Слово может разбить окно
НГ Ex Libris, 30.09.20
22сентября умер Сергей Сергеевич Хоружий. Наш великий современник, человек ранга Лосева, Пятигорского, Бибихина. Человек научного подвига, он всегда выбирал наитруднейшие из проблем, исследовал самые основы, самые начала, чем бы он ни занимался, будь то теоретическая физика, вопросы богословия, современная философия. Хоружий широко известен как переводчик и комментатор самого Джойса (а что может быть выше?). Да и сам он возвышался над современным духовным ландшафтом, как гора, придавая вид окрестностям. Его именем можно назвать пятитысячник. Хоружему многие завидовали, не считаться с его «крутизной» было нельзя.
В тени этого гиганта мысли легко было пропасть, олимпийский отблеск с его вершины мог озарить славой. Сейчас, в нестерпимом свете его кончины, как бы парадоксально, как бы двусмысленно это ни прозвучало (но ведь нельзя, как говорит Ларошфуко, смотреть, не отводя глаз, ни на солнце, ни на смерть), можно наконец и осознать ослепительность его послания. Как будто он умер на злобу дня. Как будто своей кончиной он еще раз захотел сказать нам: вещество тленно. Все дело в энергии. Бренна и материя человеческая, тленно и социальное вещество. А «Дух дышит где хочет». Тленно все, что сакрализует и присваивает себе власть. Любая экономика отношений и многие, если не почти все (а это как кому дано свыше), социальные условности. Истина в другом: «Не по сущности, а по энергии» – вот что он хотел нам передать. Он завещал нам «энергийный дискурс». В наш век, когда снова над нами грозно возвышается неоплатонизм в лице ли государственной власти, обрядовых религиозных предписаний или социальной казенщины, Хоружий снова актуализирует послание Паламы. Он говорит об икономии (не путать с экономикой) наших отношений в обществе как свободных людей, а не как «сакрально» наделенных тем или иным статусом. И Хоружий указывает нам пределы, из которых мы можем черпать силы.

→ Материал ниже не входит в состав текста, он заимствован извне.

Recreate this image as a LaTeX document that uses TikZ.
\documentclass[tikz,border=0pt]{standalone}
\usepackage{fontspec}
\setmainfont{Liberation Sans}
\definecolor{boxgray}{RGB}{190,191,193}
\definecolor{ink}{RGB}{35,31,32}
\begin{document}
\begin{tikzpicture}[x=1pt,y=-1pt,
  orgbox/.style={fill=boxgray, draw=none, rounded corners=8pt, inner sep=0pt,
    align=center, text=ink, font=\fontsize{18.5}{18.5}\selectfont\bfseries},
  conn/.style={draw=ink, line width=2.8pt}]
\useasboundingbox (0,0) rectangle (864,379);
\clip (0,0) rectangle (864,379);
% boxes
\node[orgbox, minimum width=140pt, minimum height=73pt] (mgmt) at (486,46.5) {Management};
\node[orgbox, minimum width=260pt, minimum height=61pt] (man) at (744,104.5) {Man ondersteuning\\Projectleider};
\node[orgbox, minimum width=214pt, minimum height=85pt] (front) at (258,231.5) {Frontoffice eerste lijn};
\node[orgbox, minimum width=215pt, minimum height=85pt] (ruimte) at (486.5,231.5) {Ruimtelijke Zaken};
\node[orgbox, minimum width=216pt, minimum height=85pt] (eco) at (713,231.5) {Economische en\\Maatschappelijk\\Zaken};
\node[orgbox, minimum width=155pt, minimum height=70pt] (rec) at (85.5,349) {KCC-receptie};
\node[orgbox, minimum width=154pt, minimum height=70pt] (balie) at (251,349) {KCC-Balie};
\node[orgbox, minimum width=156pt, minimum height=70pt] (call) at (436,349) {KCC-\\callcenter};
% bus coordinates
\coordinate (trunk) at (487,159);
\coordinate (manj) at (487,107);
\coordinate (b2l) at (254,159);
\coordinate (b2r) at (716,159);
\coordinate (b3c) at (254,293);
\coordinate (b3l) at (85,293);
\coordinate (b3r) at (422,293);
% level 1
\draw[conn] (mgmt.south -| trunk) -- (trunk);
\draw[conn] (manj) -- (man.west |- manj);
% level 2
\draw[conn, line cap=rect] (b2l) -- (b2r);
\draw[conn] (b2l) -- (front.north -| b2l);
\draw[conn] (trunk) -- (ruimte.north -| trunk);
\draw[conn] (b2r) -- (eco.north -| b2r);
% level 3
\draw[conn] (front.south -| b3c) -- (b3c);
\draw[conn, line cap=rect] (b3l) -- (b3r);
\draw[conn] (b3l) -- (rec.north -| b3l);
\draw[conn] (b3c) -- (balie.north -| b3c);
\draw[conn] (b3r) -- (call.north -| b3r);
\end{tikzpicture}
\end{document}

Выражаясь языком научным, можно сказать, что Хоружий выступает как транслятор русской духовной традиции и одновременно как модератор ее дискурса, спасая в каком-то смысле и русскую философию. Его тезисы звучат довольно резко – философия Серебряного века зашла в тупик, тогда как богословие в лице о. Георгия Флоровского, Владимира Лосского совершило революционный прорыв. И первое, что надо бы сделать русским философам, – это поучиться у русского богословия. Но Хоружий совершает и вторую, обратную модуляцию, возвращая в философию понятие синергии, трактуя «Исихастскую Лествицу» как размыкание и определяя человека, его конституцию не через отношения со своим фиктивным «я», не с «центром», а с «пределом». Проанализировав исихастские практики, он добавил к размыканию к Иному и еще две топики размыкания – к бессознательному (человек невроза и соответственно психоанализа) и к виртуальному. И Хоружий задает вопрос: так откуда, с какой границы черпаем мы свои достижения и свою свободу, куда и ради каких целей размыкаемся? И не хотим ли в помощь «энергии внеположного истока»?..

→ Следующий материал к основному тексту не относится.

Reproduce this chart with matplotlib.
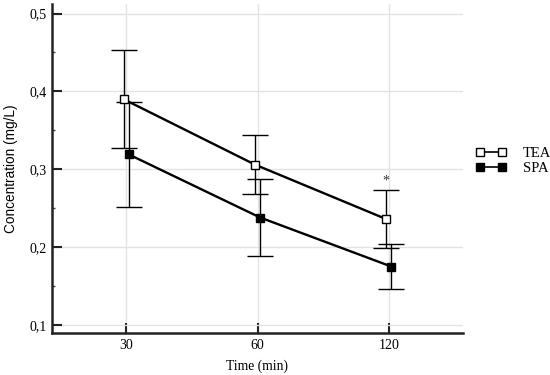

«Ладно из всех кто из», – как сказал Джойс в «Улиссе» (глава «Аид»), и я повторяю это сейчас, чтобы слегка затемнить слишком уж очевидные ответы. Имя Хоружего всегда будет ассоциироваться и с именем великого ирландского писателя, которого Сергей Сергеевич титанически переводил и комментировал. И тем самым «промодулировал» и современную русскую литературу, подарив нам Джойса во всей его полноте. Великий ирландец восхищался и вдохновлялся Лермонтовым, Гоголем, Достоевским, и Хоружий вернул нам эти энергии, помножил снова на русский язык. В своей книге «Улисс» в русском зеркале» он блестяще проанализировал глубинные связи и переклички Джойса с русской литературой начала XX века – с Белым, Хлебниковым, Ремизовым, Хармсом, который (напомним, кстати) как-то сказал, что «слово может разбить окно». Можно сказать, что и Джойс помог Хоружему разбить «русское философское окно», ведь Джойс – это силовой поток сознания.

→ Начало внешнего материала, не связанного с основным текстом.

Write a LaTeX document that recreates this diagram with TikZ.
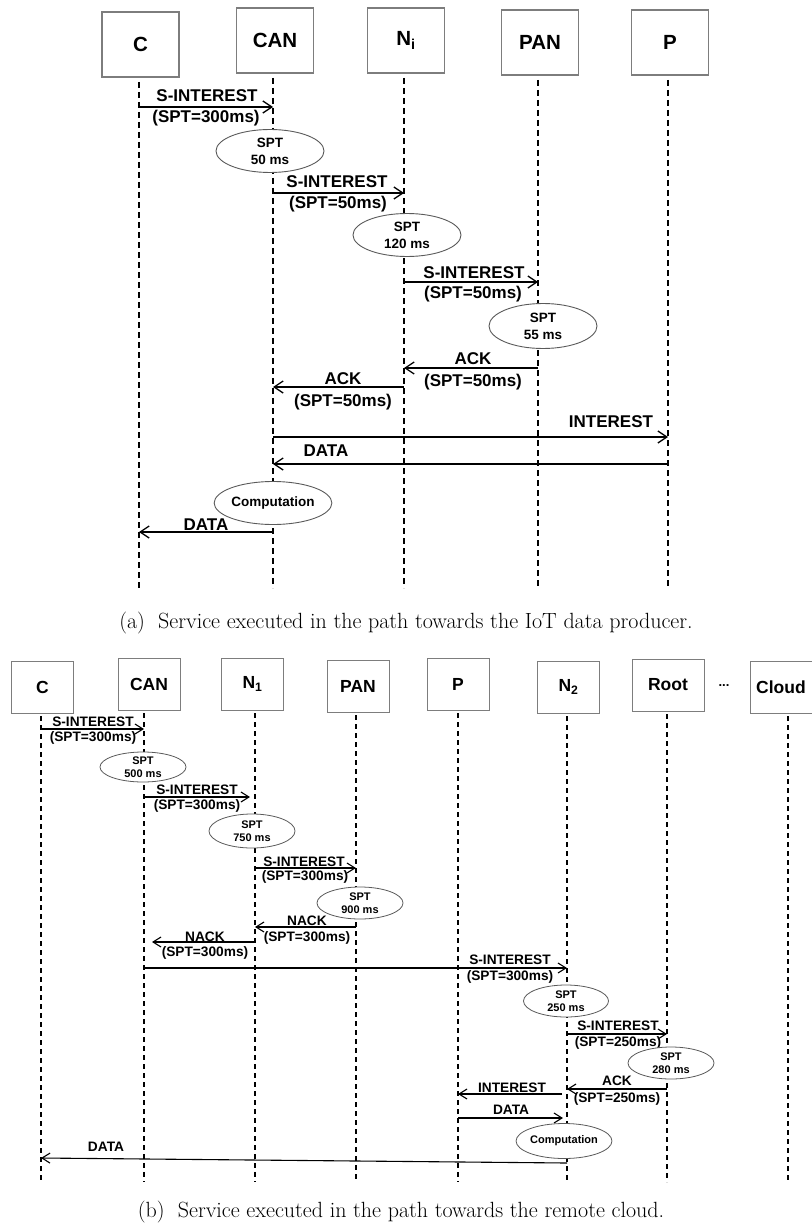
\documentclass[tikz,border=0pt]{standalone}
\usepackage{fontspec}
\newfontfamily\arialf{Liberation Sans}
\usetikzlibrary{arrows.meta,shapes.geometric}
\definecolor{boxgray}{RGB}{125,125,125}
\definecolor{ellgray}{RGB}{90,90,90}
\begin{document}
\begin{tikzpicture}[x=1pt,y=-1pt,
 boxA/.style={draw=boxgray, line width=1.1pt, minimum width=77pt, minimum height=65pt, inner sep=0pt, font=\fontsize{20.5}{22}\selectfont\arialf\bfseries},
 boxB/.style={draw=boxgray, line width=1pt, minimum width=62pt, minimum height=52pt, inner sep=0pt, font=\fontsize{17.5}{19}\selectfont\arialf\bfseries},
 lifeA/.style={line width=1.3pt, dash pattern=on 6pt off 4pt},
 lifeB/.style={line width=1.1pt, dash pattern=on 5pt off 4pt},
 msgA/.style={line width=1.3pt, -{Straight Barb[length=9pt,width=12pt]}},
 msgB/.style={line width=1.1pt, -{Straight Barb[length=8pt,width=10pt]}},
 labA/.style={font=\fontsize{17}{19}\selectfont\arialf\bfseries, inner sep=0pt},
 labB/.style={font=\fontsize{13.7}{15}\selectfont\arialf\bfseries, inner sep=0pt},
 ellA/.style={ellipse, draw=ellgray, line width=0.9pt, minimum width=108pt, minimum height=43pt, inner sep=0pt, align=center, fill=white, font=\fontsize{13.5}{17}\selectfont\arialf\bfseries},
 ellB/.style={ellipse, draw=ellgray, line width=0.8pt, minimum width=86pt, minimum height=32pt, inner sep=0pt, align=center, fill=white, font=\fontsize{11}{13}\selectfont\arialf\bfseries},
 captext/.style={font=\fontsize{22}{26}\selectfont, inner sep=0pt}]
\useasboundingbox (0,0) rectangle (811,1225);

% ---------------- (a) ----------------
\node[boxA] (C) at (140.5,44.5) {C};
\node[boxA] (CAN) at (275,40.5) {CAN};
\node[boxA] (Ni) at (406,40.5) {N\textsubscript{i}};
\node[boxA] (PAN) at (540,42.5) {PAN};
\node[boxA] (P) at (670,42.5) {P};

\coordinate (aC) at (139,82);
\coordinate (aCAN) at (273,78);
\coordinate (aNi) at (404,78);
\coordinate (aPAN) at (538,80);
\coordinate (aP) at (668,80);
\foreach \n in {aC,aCAN,aNi,aPAN,aP} \draw[lifeA] (\n) -- (\n |- 0,588);

\draw[msgA] (aC |- 0,107) -- (aCAN |- 0,107);
\node[labA] (a1) at (207,96) {S-INTEREST};
\node[labA] (a1s) at (206,118) {(SPT=300ms)};
\node[ellA] (ae1) at (270,151) {SPT\\50 ms};

\draw[msgA] (aCAN |- 0,193) -- (aNi |- 0,193);
\node[labA] (a2) at (337,182) {S-INTEREST};
\node[labA] (a2s) at (338,204) {(SPT=50ms)};
\node[ellA] (ae2) at (407,235) {SPT\\120 ms};

\draw[msgA] (aNi |- 0,282) -- (aPAN |- 0,282);
\node[labA] (a3) at (474,273) {S-INTEREST};
\node[labA] (a3s) at (473,294) {(SPT=50ms)};
\node[ellA, minimum height=45pt] (ae3) at (543,326) {SPT\\55 ms};

\draw[msgA] (aPAN |- 0,368) -- (aNi |- 0,368);
\node[labA] (a4) at (473,359) {ACK};
\node[labA] (a4s) at (473,382) {(SPT=50ms)};

\draw[msgA] (aNi |- 0,387) -- (aCAN |- 0,387);
\node[labA] (a5) at (343,379) {ACK};
\node[labA] (a5s) at (343,402) {(SPT=50ms)};

\draw[msgA] (aCAN |- 0,437) -- (aP |- 0,437);
\node[labA] (a6) at (611,422) {INTEREST};

\draw[msgA] (aP |- 0,464) -- (aCAN |- 0,464);
\node[labA] (a7) at (326,451) {DATA};

\node[ellA, minimum width=107pt] (ae4) at (273,503) {Computation};

\draw[msgA] (aCAN |- 0,532) -- (aC |- 0,532);
\node[labA] (a8) at (206,525) {DATA};

\node[captext] (capA) at (406,623) {(a)\hspace{0.6em}Service executed in the path towards the IoT data producer.};

% ---------------- (b) ----------------
\node[boxB] (bCb) at (42.5,687) {C};
\node[boxB] (bCANb) at (149,684) {CAN};
\node[boxB] (bN1b) at (252.5,684) {N\textsubscript{1}};
\node[boxB] (bPANb) at (358,686) {PAN};
\node[boxB] (bPb) at (458,684) {P};
\node[boxB] (bN2b) at (568.5,687) {N\textsubscript{2}};
\node[boxB, minimum width=72pt] (bRootb) at (668,685) {Root};
\node[font=\fontsize{13}{15}\selectfont\arialf\bfseries, inner sep=0pt] (dots) at (724,686) {...};
\node[boxB] (bCloudb) at (781,687) {Cloud};

\coordinate (bC) at (41,716);
\coordinate (bCAN) at (144,713);
\coordinate (bN1) at (255,713);
\coordinate (bPAN) at (356,715);
\coordinate (bP) at (458,713);
\coordinate (bN2) at (567,716);
\coordinate (bRoot) at (667,714);
\coordinate (bCloud) at (788,716);
\foreach \n in {bC,bCAN,bN1,bPAN,bP,bN2,bRoot,bCloud} \draw[lifeB] (\n) -- (\n |- 0,1182);

\draw[msgB] (bC |- 0,729) -- (bCAN |- 0,729);
\node[labB] (b1) at (93,722) {S-INTEREST};
\node[labB] (b1s) at (93,738) {(SPT=300ms)};
\node[ellB, minimum height=30pt] (be1) at (143,767) {SPT\\500 ms};

\draw[msgB, shorten >=5pt] (bCAN |- 0,797) -- (bN1 |- 0,797);
\node[labB] (b2) at (197,790) {S-INTEREST};
\node[labB] (b2s) at (197,806) {(SPT=300ms)};
\node[ellB, minimum height=34pt] (be2) at (252,831) {SPT\\750 ms};

\draw[msgB] (bN1 |- 0,868) -- (bPAN |- 0,868);
\node[labB] (b3) at (304,862) {S-INTEREST};
\node[labB] (b3s) at (305,877) {(SPT=300ms)};
\node[ellB] (be3) at (360,903) {SPT\\900 ms};

\draw[msgB] (bPAN |- 0,927) -- (bN1 |- 0,927);
\node[labB] (b4) at (307,921) {NACK};
\node[labB] (b4s) at (307,938) {(SPT=300ms)};

\draw[msgB, shorten >=8pt] (bN1 |- 0,942) -- (bCAN |- 0,942);
\node[labB] (b5) at (205,937) {NACK};
\node[labB] (b5s) at (205,953) {(SPT=300ms)};

\draw[msgB] (bCAN |- 0,968) -- (bN2 |- 0,968);
\node[labB] (b6) at (510,960) {S-INTEREST};
\node[labB] (b6s) at (510,977) {(SPT=300ms)};
\node[ellB, minimum width=85pt] (be4) at (566,1001) {SPT\\250 ms};

\draw[msgB] (bN2 |- 0,1034) -- (bRoot |- 0,1034);
\node[labB] (b7) at (618,1026) {S-INTEREST};
\node[labB] (b7s) at (618,1043) {(SPT=250ms)};
\node[ellB] (be5) at (671,1063) {SPT\\280 ms};

\draw[msgB] (bRoot |- 0,1089) -- (bN2 |- 0,1089);
\node[labB] (b8) at (617,1081) {ACK};
\node[labB] (b8s) at (617,1099) {(SPT=250ms)};

\draw[msgB, shorten <=5pt] (bN2 |- 0,1094) -- (bP |- 0,1094);
\node[labB] (b9) at (512,1088) {INTEREST};

\draw[msgB, shorten >=4pt] (bP |- 0,1118) -- (bN2 |- 0,1118);
\node[labB] (b10) at (511,1110) {DATA};

\node[ellB, minimum width=88pt, minimum height=35pt] (be6) at (564,1141) {Computation};

\draw[msgB] (bN2 |- 0,1163) -- (bC |- 0,1158);
\node[labB] (b11) at (106,1147) {DATA};

\node[captext] (capB) at (401,1212) {(b)\hspace{0.6em}Service executed in the path towards the remote cloud.};
\end{tikzpicture}
\end{document}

Настоящий нонконформист мысли Хоружий (кстати, никакой ученой степени по философии у него не было, так же, как и премий) всегда шел против общепринятых догм своего времени. Человек разносторонних интересов, он был – к вопросу об энергиях – и физиком-теоретиком, занимался сложнейшими вопросами в области аксиоматики квантовой теории поля (доктор наук, здесь это заметить уместно). Но в наше безбожное время предметом исследования выбрал богословие. И основал в философии новое направление – синергийной антропологии. Отпевавший Хоружего о. Георгий Белькинд сказал, что пошел в священники, прочитав его книгу «Диптих безмолвия».